Here’s another idea. Let’s take some of these models of mortgages and apply them to how we package mortgage backed securities. We’ll slice up the mortgages into different tranches, from senior to junior and…
Oh, I remember how that turned out.
Good quantitative modelers observe, form hypotheses, test and apply them. So do good scientists.
We all need to thimk and watch out for errors in our data set and assumptions.
5 comments:
You've got price risk, basis risk, liquidity risk and operational risk, but then there's model risk which is a sort of meta-risk. I think the big opportunities are in exploiting the crass under-hedging of model risk that goes on in large financial institutions, and carbon trading may indeed become one of them.
I frequent the finance blogosphere, but I come from a family of science folk, including environmental scientists. For some reason, this appears to be a bigger issue in the finance community than anywhere else. This site, Freakonomics, Zero Hedge, Mish, Minyanville, and Finem Respice have all commented, and all seem predisposed to think that climate change is no longer an issue, or that it was always a false issue created by international governments.
Research fraud happens. I could give countless examples in the medical field. The scientists who manipulate data lose credibility. But the underlying issues remain unchanged. We know the way various carbons, methane, and other pollutants interact with atmospheric gases, and we know that they change the atmosphere. That is beyond debate. The precise effect on temperatures today is largely unknowable.

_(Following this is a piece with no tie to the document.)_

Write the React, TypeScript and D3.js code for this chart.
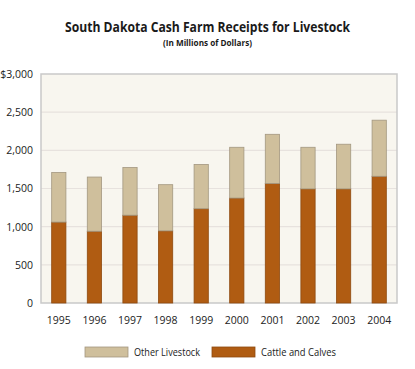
import React, { useEffect, useRef } from "react";
import * as d3 from "d3";

const years = ["1995", "1996", "1997", "1998", "1999", "2000", "2001", "2002", "2003", "2004"];
const cattle = [1060, 940, 1150, 945, 1235, 1375, 1565, 1495, 1495, 1660];
const other = [650, 710, 625, 605, 580, 665, 645, 545, 585, 735];
const yTicks = [0, 500, 1000, 1500, 2000, 2500, 3000];
const seriesNames = ["Other Livestock", "Cattle and Calves"];

const font = "'Open Sans', 'DejaVu Sans', sans-serif";

export default function App() {
  const ref = useRef<SVGSVGElement>(null);

  useEffect(() => {
    const svg = d3.select(ref.current);
    svg.selectAll("*").remove();

    const margin = { top: 74, left: 41, right: 18, bottom: 66 };
    const W = 415, H = 369;
    const w = W - margin.left - margin.right;
    const h = H - margin.top - margin.bottom;

    const x = d3.scaleBand().domain(years).range([0, w]).paddingInner(0.6).paddingOuter(0.3);
    const y = d3.scaleLinear().domain([0, 3000]).range([h, 0]);

    svg.append("rect").attr("width", W).attr("height", H).attr("fill", "#ffffff");

    // title, squeezed to the width of the narrower original face
    svg.append("text").attr("x", 65).attr("y", 32)
      .attr("textLength", 285).attr("lengthAdjust", "spacingAndGlyphs")
      .attr("font-family", font).attr("font-weight", "bold").attr("font-size", 14)
      .attr("fill", "#1a1a1a").text("South Dakota Cash Farm Receipts for Livestock");
    svg.append("text").attr("x", 163).attr("y", 46)
      .attr("textLength", 89).attr("lengthAdjust", "spacingAndGlyphs")
      .attr("font-family", font).attr("font-weight", "bold").attr("font-size", 9)
      .attr("fill", "#1a1a1a").text("(In Millions of Dollars)");

    const g = svg.append("g").attr("transform", `translate(${margin.left},${margin.top})`);

    g.append("rect").attr("width", w).attr("height", h).attr("fill", "#f8f6ef");

    g.selectAll(".grid").data(yTicks.slice(1, -1)).join("line").attr("class", "grid")
      .attr("x1", 0).attr("x2", w).attr("y1", d => y(d)).attr("y2", d => y(d))
      .attr("stroke", "#e7e2de").attr("stroke-width", 1.2);

    g.append("rect").attr("width", w).attr("height", h).attr("fill", "none")
      .attr("stroke", "#c9c9c9").attr("stroke-width", 1.5);

    const yAxis = g.append("g").call(d3.axisLeft(y).tickValues(yTicks).tickSize(0).tickPadding(8)
      .tickFormat(d => (+d === 3000 ? "$" : "") + d3.format(",")(+d)));
    yAxis.select(".domain").remove();
    yAxis.selectAll("text").attr("font-family", font).attr("font-size", 10.5).attr("fill", "#222");

    const xAxis = g.append("g").attr("transform", `translate(0,${h})`)
      .call(d3.axisBottom(x).tickSize(0).tickPadding(14));
    xAxis.select(".domain").remove();
    xAxis.selectAll("text").attr("font-family", font).attr("font-size", 10.5).attr("fill", "#222");

    g.selectAll(".cattle").data(years).join("rect").attr("class", "cattle")
      .attr("x", d => x(d)!).attr("width", x.bandwidth())
      .attr("y", (d, i) => y(cattle[i])).attr("height", (d, i) => h - y(cattle[i]))
      .attr("fill", "#b05c12").attr("stroke", "#8e4a10").attr("stroke-width", 0.8);

    g.selectAll(".other").data(years).join("rect").attr("class", "other")
      .attr("x", d => x(d)!).attr("width", x.bandwidth())
      .attr("y", (d, i) => y(cattle[i] + other[i])).attr("height", (d, i) => y(cattle[i]) - y(cattle[i] + other[i]))
      .attr("fill", "#cfbf9c").attr("stroke", "#a39780").attr("stroke-width", 0.8);

    const legend = [
      { name: seriesNames[0], fill: "#cfbf9c", stroke: "#a39780", x: 85, len: 66 },
      { name: seriesNames[1], fill: "#b05c12", stroke: "#8e4a10", x: 212, len: 75 },
    ];
    const lg = svg.append("g");
    lg.selectAll("rect").data(legend).join("rect")
      .attr("x", d => d.x).attr("y", 347).attr("width", 43).attr("height", 10)
      .attr("fill", d => d.fill).attr("stroke", d => d.stroke).attr("stroke-width", 0.8);
    lg.selectAll("text").data(legend).join("text")
      .attr("x", d => d.x + 49).attr("y", 356)
      .attr("textLength", d => d.len).attr("lengthAdjust", "spacingAndGlyphs")
      .attr("font-family", font).attr("font-size", 10.5).attr("fill", "#222")
      .text(d => d.name);
  }, []);

  return <svg ref={ref} width={415} height={369} style={{ display: "block", position: "absolute", left: 0, top: 0 }} />;
}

CRU fraud notwithstanding, quoting a money manager on atmospheric science is akin quoting a sports journalist on quantum mechanics. It's simply beyond their purview, and far more likely than not that their opinion will be of no value.
Whatever consensus the money management community comes to regarding climate science, please do let me know, and also, if possible, please let me know if there is any mechanism from which I can open a short position.
If you have any doubts about the problems we have look at these avg CO2 ppm figures from the Mauna Loa observatory: no fudging here:
1990 354.16
1991 355.48
1992 356.27
1993 356.95
1994 358.64
1995 360.62
1996 362.36
1997 363.47
1998 366.50
1999 368.14
2000 369.40
2001 371.07
2002 373.17
2003 375.78
2004 377.52
2005 379.76
2006 381.85
2007 383.71
2008 385.57
Its my firm view that many people over 50 simply refuse to do anything to change and refuse to believe the data presented to them.
many people over 50 simply refuse to do anything to change
People over 50 has seen the same game in several different incarnation!
If one believes the Assumption(s) that:
1) CO2 is the only cause of climate change.
2) Climate change is always Bad Everywhere, never Good or Indifferent
3) If 1 & 2 holds, the climate must be regulated and we can use CO2 emissions to do it.
4) The Best Way to handle this Obviously Very Important Job is to let "Markets" do it ...
The whole thing unwinds already at '3' and is becomes ridiculous at '4' because we are still seeing the effects of what happened last time "The Market" regulated anything!
'3' falls when one factors in exponential growth because if growth is never checked the gain will be infinite - like it is now when the USD changes full percentages just because of some rumour of what Bernanke may say next Tuesday.
If people are really certain that emissions are important, then they should argue that we reduce "growth", reduce "consumption" and limit fossil consumption at source.
Yet, they are all out peddling the last century "create an infinite amount of derivatives and sell them to suckers-scam" as The Solution and Goldman Sachs (Now With Al Gore) as a force of Good.
It just sucks all way.
Many thanks for your comment on Cynicus Economicus. I can only agree with your post. It is very sad to see science being laid low in this way. Perhpas moving out of alternative/green energy companies might be a good idea at this stage?